**Exercise brief:**
Exclude images, then output the remaining data verbatim.

**Data excerpt:**

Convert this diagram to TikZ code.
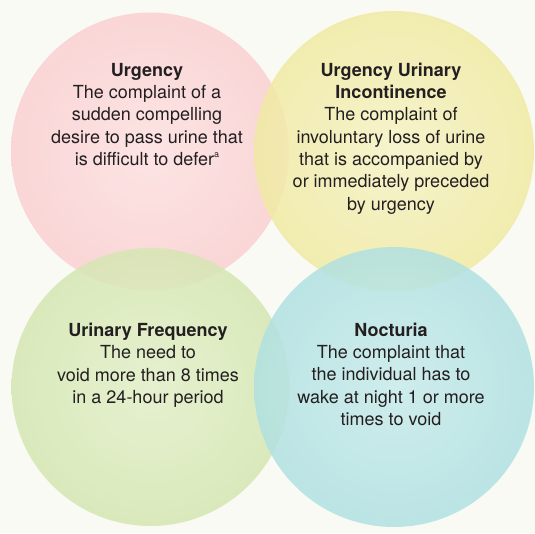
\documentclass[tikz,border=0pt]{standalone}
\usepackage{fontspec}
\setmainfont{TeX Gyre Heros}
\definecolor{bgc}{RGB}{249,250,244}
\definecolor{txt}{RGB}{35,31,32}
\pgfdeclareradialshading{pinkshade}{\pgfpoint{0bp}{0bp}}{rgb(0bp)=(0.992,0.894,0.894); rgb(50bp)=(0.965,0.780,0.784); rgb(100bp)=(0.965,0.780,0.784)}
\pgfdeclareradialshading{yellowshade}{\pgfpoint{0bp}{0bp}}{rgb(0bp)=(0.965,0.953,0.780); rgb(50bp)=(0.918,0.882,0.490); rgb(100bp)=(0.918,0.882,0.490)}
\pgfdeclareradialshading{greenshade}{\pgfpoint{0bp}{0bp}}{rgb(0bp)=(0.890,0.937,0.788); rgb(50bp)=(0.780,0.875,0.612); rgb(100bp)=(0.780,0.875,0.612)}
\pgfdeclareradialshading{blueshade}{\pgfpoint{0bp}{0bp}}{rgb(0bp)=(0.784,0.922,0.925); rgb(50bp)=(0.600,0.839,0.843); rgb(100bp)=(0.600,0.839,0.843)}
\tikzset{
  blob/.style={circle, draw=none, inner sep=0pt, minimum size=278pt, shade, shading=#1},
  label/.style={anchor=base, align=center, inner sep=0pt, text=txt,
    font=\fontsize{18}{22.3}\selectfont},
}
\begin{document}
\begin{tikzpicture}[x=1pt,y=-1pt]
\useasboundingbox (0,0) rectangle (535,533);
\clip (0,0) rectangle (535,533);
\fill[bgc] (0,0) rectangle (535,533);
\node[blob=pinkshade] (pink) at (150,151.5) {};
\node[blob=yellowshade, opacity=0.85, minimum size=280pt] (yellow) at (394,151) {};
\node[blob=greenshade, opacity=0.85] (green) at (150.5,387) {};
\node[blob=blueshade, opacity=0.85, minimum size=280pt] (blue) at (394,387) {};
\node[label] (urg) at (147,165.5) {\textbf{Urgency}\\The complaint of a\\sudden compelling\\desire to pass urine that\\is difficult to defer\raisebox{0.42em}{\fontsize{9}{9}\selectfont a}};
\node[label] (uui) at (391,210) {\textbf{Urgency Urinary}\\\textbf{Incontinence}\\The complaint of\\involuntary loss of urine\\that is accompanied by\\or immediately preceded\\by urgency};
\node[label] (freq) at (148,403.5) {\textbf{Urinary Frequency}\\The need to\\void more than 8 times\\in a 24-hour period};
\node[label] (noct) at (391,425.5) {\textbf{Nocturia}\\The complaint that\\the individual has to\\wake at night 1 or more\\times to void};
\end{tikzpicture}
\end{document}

**Solution to the problem:**
Convert this diagram to TikZ code.
\documentclass[tikz,border=0pt]{standalone}
\usepackage{fontspec}
\setmainfont{TeX Gyre Heros}
\definecolor{bgc}{RGB}{249,250,244}
\definecolor{txt}{RGB}{35,31,32}
\pgfdeclareradialshading{pinkshade}{\pgfpoint{0bp}{0bp}}{rgb(0bp)=(0.992,0.894,0.894); rgb(50bp)=(0.965,0.780,0.784); rgb(100bp)=(0.965,0.780,0.784)}
\pgfdeclareradialshading{yellowshade}{\pgfpoint{0bp}{0bp}}{rgb(0bp)=(0.965,0.953,0.780); rgb(50bp)=(0.918,0.882,0.490); rgb(100bp)=(0.918,0.882,0.490)}
\pgfdeclareradialshading{greenshade}{\pgfpoint{0bp}{0bp}}{rgb(0bp)=(0.890,0.937,0.788); rgb(50bp)=(0.780,0.875,0.612); rgb(100bp)=(0.780,0.875,0.612)}
\pgfdeclareradialshading{blueshade}{\pgfpoint{0bp}{0bp}}{rgb(0bp)=(0.784,0.922,0.925); rgb(50bp)=(0.600,0.839,0.843); rgb(100bp)=(0.600,0.839,0.843)}
\tikzset{
  blob/.style={circle, draw=none, inner sep=0pt, minimum size=278pt, shade, shading=#1},
  label/.style={anchor=base, align=center, inner sep=0pt, text=txt,
    font=\fontsize{18}{22.3}\selectfont},
}
\begin{document}
\begin{tikzpicture}[x=1pt,y=-1pt]
\useasboundingbox (0,0) rectangle (535,533);
\clip (0,0) rectangle (535,533);
\fill[bgc] (0,0) rectangle (535,533);
\node[blob=pinkshade] (pink) at (150,151.5) {};
\node[blob=yellowshade, opacity=0.85, minimum size=280pt] (yellow) at (394,151) {};
\node[blob=greenshade, opacity=0.85] (green) at (150.5,387) {};
\node[blob=blueshade, opacity=0.85, minimum size=280pt] (blue) at (394,387) {};
\node[label] (urg) at (147,165.5) {\textbf{Urgency}\\The complaint of a\\sudden compelling\\desire to pass urine that\\is difficult to defer\raisebox{0.42em}{\fontsize{9}{9}\selectfont a}};
\node[label] (uui) at (391,210) {\textbf{Urgency Urinary}\\\textbf{Incontinence}\\The complaint of\\involuntary loss of urine\\that is accompanied by\\or immediately preceded\\by urgency};
\node[label] (freq) at (148,403.5) {\textbf{Urinary Frequency}\\The need to\\void more than 8 times\\in a 24-hour period};
\node[label] (noct) at (391,425.5) {\textbf{Nocturia}\\The complaint that\\the individual has to\\wake at night 1 or more\\times to void};
\end{tikzpicture}
\end{document}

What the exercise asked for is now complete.